* **RECORDS TO USE**:
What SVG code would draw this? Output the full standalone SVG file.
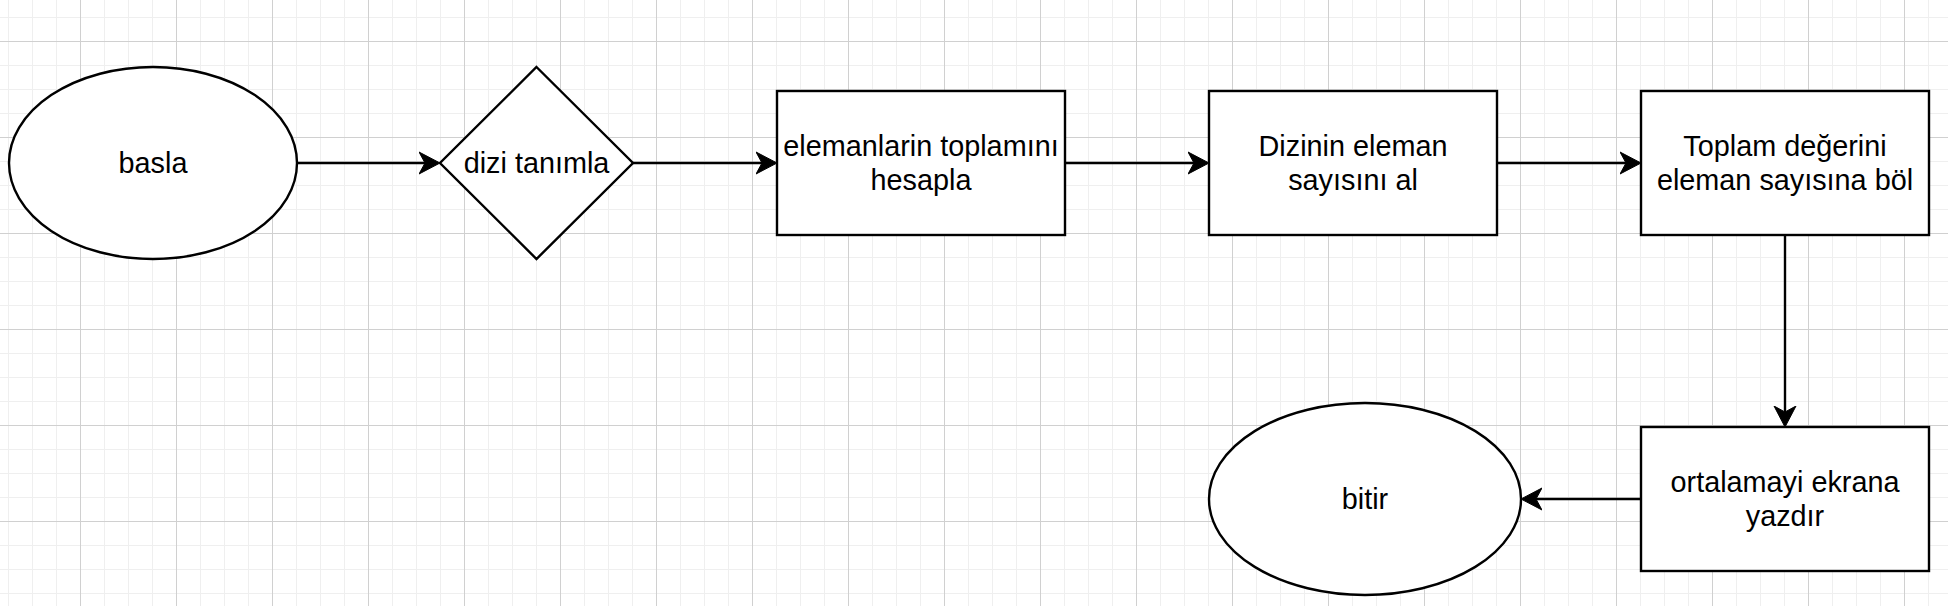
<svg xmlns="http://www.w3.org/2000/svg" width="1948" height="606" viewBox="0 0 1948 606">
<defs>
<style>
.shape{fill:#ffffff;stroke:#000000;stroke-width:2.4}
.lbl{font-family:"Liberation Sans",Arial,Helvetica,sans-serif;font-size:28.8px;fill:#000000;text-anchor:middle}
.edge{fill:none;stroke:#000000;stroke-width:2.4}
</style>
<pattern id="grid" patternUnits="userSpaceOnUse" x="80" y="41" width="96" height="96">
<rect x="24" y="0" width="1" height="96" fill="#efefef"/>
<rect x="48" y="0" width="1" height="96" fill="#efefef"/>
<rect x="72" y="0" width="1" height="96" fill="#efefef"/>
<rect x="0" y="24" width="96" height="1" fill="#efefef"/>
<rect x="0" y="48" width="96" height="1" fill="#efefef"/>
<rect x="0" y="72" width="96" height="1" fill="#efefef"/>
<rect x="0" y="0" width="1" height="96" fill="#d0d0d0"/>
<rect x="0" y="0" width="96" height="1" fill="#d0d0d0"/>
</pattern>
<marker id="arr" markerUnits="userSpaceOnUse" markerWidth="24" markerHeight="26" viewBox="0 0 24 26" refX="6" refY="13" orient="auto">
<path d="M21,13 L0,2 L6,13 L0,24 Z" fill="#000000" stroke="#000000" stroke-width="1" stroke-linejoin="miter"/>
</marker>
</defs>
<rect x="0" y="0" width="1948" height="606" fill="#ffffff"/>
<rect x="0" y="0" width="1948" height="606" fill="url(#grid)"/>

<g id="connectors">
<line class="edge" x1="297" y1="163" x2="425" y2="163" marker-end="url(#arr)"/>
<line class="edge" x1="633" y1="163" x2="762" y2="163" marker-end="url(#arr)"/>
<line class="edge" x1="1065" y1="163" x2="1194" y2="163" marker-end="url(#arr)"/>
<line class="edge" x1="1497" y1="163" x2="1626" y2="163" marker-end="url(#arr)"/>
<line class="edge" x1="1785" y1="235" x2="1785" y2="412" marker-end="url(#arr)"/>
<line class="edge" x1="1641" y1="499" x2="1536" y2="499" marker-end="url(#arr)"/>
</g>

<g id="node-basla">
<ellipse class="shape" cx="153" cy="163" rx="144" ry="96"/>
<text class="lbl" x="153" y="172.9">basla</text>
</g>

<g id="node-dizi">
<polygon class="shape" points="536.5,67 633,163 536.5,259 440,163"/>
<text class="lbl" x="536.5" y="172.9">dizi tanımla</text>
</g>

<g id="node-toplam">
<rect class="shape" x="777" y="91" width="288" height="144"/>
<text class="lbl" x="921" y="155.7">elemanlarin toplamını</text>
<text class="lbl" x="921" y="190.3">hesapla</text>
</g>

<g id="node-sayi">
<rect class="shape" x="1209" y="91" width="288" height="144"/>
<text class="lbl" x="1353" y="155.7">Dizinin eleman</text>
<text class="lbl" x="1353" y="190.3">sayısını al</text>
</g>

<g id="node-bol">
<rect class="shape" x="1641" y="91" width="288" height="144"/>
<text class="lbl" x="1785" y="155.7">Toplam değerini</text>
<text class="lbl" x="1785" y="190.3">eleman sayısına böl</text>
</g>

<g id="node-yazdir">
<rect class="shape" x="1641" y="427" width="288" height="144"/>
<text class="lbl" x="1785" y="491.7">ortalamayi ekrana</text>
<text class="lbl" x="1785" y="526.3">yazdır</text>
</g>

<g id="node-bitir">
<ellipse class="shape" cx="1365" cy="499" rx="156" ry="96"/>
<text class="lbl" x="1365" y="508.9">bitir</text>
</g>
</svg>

* * *

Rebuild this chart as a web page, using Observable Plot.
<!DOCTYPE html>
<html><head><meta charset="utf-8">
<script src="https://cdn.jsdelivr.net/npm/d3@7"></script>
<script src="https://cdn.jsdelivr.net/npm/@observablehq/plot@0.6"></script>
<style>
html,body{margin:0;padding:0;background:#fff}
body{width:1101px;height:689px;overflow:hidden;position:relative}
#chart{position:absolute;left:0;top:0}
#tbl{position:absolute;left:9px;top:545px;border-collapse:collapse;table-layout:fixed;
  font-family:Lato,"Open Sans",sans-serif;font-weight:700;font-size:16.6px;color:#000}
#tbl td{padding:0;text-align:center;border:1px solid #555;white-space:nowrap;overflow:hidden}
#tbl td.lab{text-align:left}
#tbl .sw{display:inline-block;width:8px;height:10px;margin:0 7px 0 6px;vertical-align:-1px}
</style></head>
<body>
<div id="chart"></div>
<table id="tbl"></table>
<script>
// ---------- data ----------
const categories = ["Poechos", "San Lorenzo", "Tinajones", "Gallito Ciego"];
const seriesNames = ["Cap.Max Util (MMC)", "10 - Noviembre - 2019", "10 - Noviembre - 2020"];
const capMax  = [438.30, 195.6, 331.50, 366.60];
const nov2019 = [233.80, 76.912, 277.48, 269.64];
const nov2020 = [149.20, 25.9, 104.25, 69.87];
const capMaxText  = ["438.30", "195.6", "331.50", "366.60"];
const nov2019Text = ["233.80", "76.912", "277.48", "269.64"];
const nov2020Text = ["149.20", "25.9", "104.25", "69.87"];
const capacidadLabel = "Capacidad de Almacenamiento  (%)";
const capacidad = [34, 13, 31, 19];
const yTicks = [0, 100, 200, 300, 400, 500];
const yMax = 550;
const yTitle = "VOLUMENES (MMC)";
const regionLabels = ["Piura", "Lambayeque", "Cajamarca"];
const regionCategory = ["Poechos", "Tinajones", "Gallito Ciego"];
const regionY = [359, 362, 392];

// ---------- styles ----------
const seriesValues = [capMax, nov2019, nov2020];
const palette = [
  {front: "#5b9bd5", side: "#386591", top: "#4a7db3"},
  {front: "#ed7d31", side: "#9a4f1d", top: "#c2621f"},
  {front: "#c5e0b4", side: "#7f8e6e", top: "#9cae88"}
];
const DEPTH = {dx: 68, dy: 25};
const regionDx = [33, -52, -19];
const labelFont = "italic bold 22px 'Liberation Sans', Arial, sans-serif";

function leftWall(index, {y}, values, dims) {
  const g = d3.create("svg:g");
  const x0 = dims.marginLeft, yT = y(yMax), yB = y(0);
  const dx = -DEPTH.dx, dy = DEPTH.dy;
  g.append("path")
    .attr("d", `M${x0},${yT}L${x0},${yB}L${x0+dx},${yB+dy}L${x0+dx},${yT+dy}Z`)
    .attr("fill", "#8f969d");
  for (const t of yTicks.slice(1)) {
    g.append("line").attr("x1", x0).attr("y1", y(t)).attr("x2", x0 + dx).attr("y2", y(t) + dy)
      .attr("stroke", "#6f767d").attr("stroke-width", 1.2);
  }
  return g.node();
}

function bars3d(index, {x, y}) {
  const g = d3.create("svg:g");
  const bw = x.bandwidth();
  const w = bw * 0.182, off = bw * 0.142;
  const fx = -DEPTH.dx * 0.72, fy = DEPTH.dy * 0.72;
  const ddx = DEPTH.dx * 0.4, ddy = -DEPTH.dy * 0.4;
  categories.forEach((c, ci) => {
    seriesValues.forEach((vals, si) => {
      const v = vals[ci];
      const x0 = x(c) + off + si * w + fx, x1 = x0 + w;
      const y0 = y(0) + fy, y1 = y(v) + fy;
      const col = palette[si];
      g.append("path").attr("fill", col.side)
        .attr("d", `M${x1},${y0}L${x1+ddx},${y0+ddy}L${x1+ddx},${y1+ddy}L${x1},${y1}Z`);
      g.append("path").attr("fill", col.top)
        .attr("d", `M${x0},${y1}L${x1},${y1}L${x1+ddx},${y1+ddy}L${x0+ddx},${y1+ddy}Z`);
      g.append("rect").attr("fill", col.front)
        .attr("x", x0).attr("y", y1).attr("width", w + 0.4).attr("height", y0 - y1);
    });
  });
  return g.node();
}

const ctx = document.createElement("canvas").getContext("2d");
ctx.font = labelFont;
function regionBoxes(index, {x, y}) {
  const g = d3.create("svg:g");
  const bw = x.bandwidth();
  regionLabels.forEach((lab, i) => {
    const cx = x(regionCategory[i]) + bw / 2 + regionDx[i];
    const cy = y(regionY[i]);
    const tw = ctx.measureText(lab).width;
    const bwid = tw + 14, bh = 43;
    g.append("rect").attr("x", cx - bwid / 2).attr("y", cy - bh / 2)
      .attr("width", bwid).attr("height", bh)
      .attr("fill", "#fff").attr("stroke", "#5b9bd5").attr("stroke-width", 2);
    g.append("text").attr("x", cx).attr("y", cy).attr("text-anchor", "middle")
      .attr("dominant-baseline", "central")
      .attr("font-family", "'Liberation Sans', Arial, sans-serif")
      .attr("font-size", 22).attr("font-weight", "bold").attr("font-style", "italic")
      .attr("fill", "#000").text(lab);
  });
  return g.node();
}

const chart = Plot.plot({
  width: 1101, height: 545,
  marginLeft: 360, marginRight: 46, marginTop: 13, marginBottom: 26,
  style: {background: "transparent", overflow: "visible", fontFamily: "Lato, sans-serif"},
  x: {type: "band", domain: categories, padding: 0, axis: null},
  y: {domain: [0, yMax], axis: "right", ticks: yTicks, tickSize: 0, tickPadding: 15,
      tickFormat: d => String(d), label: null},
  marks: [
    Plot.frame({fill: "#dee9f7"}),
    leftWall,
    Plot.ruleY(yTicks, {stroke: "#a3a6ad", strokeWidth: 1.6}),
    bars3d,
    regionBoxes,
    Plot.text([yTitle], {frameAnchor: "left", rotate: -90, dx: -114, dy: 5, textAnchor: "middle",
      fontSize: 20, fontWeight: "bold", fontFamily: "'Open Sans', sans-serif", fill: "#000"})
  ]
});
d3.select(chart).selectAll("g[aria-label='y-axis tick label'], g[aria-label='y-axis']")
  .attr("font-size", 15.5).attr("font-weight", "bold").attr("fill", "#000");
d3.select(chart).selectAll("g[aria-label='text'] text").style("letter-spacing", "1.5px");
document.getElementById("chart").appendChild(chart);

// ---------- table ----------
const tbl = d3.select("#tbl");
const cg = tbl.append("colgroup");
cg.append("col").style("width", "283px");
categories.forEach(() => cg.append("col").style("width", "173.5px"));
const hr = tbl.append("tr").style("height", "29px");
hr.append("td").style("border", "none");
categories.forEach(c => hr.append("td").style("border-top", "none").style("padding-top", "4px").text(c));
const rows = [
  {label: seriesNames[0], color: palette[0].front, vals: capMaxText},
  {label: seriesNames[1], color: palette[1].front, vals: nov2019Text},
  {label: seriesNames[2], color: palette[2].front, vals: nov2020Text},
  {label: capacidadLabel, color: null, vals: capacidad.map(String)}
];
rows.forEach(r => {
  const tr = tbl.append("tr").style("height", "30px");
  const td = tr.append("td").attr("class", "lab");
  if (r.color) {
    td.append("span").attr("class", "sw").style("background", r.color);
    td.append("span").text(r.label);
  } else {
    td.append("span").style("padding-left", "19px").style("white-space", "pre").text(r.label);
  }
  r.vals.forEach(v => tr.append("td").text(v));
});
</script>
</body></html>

* * *

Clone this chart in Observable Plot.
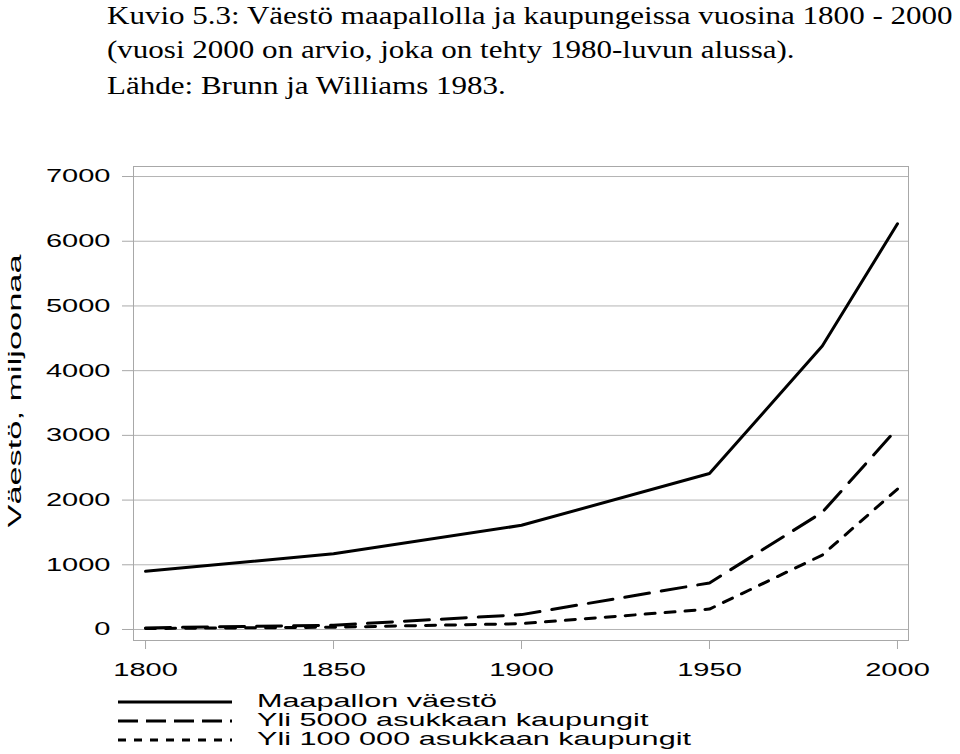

* **PROBLEM DESCRIPTION**:
Go through the listing above line by line and say how many lines hold the word "chart". Reply with that number only.

* **FINAL ANSWER**:
8